To stress this point: the gemara says something different than what is being presented.

Now, this can be derash on the derasha in the gemara, rather than peshat in the derasha. Fine. But there is a difference between a member of Chazal making a derasha on a pasuk, and modern day eager folks with apocalyptic leanings kvetching a gemara and presenting it as Chazal's prediction.


Dave (Balashon) said...

Great job!

I'd also point out that the שמן mentioned there is probably olive oil, not petroleum - very different substances...

yaak said...

A Kvetch? Yes, but still close enough to warrant closer look.
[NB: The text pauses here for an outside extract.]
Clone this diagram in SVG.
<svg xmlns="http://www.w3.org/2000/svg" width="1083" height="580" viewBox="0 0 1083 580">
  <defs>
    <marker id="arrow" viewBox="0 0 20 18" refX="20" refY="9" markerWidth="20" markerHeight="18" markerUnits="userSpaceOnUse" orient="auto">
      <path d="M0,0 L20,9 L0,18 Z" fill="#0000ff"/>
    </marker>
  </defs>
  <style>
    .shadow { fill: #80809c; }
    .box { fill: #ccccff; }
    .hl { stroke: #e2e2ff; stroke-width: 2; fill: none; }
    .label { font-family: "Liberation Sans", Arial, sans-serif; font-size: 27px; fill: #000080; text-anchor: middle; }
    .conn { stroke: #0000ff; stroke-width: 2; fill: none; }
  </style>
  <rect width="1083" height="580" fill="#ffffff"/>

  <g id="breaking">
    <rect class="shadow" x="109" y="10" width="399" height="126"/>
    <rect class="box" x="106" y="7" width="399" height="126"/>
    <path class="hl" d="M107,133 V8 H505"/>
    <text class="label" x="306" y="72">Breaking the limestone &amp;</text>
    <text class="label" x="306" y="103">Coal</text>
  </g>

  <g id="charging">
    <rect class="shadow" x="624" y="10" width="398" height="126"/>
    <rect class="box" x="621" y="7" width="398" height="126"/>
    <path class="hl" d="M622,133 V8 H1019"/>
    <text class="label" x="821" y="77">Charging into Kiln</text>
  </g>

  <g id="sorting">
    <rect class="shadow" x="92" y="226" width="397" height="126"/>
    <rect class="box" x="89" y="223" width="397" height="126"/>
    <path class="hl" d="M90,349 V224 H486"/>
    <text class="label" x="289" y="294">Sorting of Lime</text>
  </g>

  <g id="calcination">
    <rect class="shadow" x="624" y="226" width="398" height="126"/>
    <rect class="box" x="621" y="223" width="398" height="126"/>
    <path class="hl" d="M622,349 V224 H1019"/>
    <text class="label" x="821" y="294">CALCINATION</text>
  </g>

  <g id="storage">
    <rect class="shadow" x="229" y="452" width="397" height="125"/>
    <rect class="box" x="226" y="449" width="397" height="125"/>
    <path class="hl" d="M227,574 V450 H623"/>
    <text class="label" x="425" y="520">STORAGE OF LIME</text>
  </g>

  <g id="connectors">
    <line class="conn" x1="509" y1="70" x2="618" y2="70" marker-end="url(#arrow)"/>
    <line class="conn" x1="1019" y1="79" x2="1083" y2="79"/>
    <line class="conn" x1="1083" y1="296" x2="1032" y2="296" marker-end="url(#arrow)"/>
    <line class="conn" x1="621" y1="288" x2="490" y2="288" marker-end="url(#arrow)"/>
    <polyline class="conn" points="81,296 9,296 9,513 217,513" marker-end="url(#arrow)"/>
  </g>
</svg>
Note my recent treatment of another close drasha, which I'm surprised you didn't comment on. Maybe you missed it, or maybe because I did your job for you.

joshwaxman said...

"A Kvetch? Yes, but still close enough to warrant closer look."
indeed. but now that we see that it is most likely not the intent of Rabbi Chanina, we should dismiss it from our minds.

"maybe because I did your job for you."
i saw it. very nice, and indeed, because you did my job for me.


S. said...

>We need to approach Torah texts with some modicum of historical awareness.
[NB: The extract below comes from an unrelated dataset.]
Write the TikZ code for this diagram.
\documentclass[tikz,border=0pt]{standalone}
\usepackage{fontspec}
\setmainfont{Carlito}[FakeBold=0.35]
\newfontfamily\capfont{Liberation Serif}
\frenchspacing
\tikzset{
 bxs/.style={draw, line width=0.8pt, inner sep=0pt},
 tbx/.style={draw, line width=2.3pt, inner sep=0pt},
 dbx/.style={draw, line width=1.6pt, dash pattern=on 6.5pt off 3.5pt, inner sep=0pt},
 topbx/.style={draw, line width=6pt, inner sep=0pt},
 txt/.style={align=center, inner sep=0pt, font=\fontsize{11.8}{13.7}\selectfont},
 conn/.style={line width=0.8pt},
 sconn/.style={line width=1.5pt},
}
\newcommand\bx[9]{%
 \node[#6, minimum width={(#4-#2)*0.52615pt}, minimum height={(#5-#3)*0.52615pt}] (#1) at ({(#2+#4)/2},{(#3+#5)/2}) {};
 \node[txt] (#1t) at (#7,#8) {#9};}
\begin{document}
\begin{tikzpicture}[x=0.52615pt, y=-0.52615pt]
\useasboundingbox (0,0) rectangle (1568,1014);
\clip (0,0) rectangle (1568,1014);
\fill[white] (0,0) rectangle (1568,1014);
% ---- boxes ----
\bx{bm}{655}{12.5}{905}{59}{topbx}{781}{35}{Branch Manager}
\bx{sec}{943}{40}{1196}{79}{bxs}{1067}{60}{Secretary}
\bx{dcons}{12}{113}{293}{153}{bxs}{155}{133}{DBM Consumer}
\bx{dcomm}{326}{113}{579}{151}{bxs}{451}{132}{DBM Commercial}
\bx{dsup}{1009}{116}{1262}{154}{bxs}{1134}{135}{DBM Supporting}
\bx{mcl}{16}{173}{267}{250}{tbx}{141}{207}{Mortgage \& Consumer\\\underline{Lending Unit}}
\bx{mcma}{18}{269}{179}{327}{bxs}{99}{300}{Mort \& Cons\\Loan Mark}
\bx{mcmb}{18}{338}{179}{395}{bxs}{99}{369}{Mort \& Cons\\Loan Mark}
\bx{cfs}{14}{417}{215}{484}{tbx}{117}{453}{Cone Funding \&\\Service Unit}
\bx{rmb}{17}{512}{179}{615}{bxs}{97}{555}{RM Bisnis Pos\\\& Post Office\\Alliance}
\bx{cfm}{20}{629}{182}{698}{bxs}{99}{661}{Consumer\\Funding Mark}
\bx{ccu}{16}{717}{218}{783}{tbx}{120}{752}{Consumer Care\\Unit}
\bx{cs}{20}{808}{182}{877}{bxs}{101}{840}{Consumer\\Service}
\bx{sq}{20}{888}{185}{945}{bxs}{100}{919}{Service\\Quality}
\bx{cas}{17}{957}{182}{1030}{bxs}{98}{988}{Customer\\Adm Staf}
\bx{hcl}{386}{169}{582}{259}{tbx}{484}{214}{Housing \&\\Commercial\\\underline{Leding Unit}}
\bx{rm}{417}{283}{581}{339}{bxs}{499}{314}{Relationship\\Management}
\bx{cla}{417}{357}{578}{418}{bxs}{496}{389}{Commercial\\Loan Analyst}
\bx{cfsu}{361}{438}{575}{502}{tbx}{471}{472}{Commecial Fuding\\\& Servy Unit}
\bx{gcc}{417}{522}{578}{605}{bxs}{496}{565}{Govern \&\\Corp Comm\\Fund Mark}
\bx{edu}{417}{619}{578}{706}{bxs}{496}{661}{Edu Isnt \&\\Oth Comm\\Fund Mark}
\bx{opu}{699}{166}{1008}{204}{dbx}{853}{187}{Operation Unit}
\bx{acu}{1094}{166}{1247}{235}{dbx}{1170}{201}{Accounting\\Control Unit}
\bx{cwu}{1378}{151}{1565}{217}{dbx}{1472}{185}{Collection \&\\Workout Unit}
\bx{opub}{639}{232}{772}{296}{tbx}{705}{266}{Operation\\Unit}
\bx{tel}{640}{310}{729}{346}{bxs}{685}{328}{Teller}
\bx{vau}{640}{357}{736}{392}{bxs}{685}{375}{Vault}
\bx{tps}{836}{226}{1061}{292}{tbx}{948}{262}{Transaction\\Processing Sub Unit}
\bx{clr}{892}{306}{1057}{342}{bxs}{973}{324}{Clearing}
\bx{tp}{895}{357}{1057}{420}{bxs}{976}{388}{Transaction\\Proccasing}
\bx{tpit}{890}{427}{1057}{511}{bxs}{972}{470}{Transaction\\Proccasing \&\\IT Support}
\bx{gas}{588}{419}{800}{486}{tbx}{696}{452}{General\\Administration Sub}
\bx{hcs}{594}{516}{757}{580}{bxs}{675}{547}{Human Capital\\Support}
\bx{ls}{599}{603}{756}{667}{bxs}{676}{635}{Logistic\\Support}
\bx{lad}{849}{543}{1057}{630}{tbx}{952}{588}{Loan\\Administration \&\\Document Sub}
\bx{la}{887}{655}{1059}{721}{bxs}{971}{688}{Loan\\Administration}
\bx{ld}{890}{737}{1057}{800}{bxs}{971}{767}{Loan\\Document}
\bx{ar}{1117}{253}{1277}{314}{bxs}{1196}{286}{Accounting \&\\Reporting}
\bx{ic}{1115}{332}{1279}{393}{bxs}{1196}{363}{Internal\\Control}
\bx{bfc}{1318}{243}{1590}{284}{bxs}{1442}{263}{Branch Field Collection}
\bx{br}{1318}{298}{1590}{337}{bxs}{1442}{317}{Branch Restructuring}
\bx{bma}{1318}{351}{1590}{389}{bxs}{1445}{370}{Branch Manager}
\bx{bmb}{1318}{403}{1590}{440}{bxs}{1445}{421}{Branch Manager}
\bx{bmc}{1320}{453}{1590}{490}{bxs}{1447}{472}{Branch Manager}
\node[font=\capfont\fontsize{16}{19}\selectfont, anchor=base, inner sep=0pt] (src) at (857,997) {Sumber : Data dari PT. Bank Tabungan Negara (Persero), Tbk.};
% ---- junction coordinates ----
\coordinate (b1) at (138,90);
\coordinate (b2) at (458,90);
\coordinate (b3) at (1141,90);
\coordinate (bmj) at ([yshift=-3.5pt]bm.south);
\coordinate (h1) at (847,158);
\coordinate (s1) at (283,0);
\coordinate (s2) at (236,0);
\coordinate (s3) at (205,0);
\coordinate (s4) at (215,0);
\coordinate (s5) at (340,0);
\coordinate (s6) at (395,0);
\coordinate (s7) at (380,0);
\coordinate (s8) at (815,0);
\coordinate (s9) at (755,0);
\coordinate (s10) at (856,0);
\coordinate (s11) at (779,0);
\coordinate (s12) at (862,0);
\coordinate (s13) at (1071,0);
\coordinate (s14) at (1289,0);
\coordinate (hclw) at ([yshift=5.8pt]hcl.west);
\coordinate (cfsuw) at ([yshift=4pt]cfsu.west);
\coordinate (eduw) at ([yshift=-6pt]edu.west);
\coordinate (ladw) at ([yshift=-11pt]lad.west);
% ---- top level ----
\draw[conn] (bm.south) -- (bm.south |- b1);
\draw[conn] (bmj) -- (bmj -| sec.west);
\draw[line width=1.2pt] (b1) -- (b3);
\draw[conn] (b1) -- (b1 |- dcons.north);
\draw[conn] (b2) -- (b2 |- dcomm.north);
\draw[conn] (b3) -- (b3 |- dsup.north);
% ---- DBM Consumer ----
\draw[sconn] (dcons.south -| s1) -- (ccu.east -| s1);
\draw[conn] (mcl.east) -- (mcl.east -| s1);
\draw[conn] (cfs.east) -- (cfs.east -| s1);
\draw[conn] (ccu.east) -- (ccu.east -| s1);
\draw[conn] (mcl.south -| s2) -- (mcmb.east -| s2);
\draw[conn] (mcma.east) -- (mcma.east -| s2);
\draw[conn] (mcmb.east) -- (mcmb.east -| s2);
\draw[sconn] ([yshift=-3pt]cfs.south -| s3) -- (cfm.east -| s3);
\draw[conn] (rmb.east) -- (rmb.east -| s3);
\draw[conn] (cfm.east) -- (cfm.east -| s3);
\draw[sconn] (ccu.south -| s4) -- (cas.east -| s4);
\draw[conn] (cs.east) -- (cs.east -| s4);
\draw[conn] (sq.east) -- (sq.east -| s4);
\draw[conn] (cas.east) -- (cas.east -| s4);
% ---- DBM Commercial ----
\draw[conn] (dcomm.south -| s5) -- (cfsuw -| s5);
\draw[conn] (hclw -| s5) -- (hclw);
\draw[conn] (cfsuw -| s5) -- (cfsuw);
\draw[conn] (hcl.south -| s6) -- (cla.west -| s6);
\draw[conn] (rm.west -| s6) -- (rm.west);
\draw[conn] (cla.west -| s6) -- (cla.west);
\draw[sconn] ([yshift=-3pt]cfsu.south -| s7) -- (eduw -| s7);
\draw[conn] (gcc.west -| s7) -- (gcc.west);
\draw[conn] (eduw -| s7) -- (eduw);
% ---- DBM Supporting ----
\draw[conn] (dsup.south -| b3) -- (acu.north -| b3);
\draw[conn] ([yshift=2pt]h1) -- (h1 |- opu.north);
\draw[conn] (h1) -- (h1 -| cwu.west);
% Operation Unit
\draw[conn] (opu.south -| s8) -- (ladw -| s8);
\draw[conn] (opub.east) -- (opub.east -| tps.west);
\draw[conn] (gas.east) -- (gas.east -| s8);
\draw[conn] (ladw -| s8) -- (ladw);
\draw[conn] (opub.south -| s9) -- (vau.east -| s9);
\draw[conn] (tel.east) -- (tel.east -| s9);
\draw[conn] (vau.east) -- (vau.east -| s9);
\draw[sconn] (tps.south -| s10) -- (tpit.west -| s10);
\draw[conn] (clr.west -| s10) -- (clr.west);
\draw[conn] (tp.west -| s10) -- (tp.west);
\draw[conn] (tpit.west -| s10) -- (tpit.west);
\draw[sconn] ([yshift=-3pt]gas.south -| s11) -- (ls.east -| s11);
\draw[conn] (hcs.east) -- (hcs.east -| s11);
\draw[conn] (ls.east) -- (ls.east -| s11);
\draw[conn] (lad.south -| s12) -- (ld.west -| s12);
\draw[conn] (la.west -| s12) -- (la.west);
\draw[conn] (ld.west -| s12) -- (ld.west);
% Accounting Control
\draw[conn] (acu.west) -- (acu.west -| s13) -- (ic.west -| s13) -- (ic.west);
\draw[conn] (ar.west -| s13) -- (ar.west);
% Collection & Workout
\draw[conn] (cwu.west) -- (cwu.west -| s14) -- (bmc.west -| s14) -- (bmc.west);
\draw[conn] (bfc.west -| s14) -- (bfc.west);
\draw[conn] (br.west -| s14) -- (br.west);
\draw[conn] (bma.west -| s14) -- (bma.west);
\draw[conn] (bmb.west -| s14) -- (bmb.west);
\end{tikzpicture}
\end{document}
Depends what your goal is, doesn't it?

Moshe R said...


joshwaxman said...

"probably olive oil, not petroleum"
thanks. good point.

"Depends what your goal is, doesn't it?"
heh. true, we wouldn't want facts to get between us and inspiration. but i do think that Rabbi Brazil would not be putting it forth were he aware of the history.

Moshe R.:
Thanks. I checked it out, and commented there, responding to a comment that in the next statement of the gemara, the religious Zionists could be basing themselves on the explanation of Maharsha rather than that of Rashi.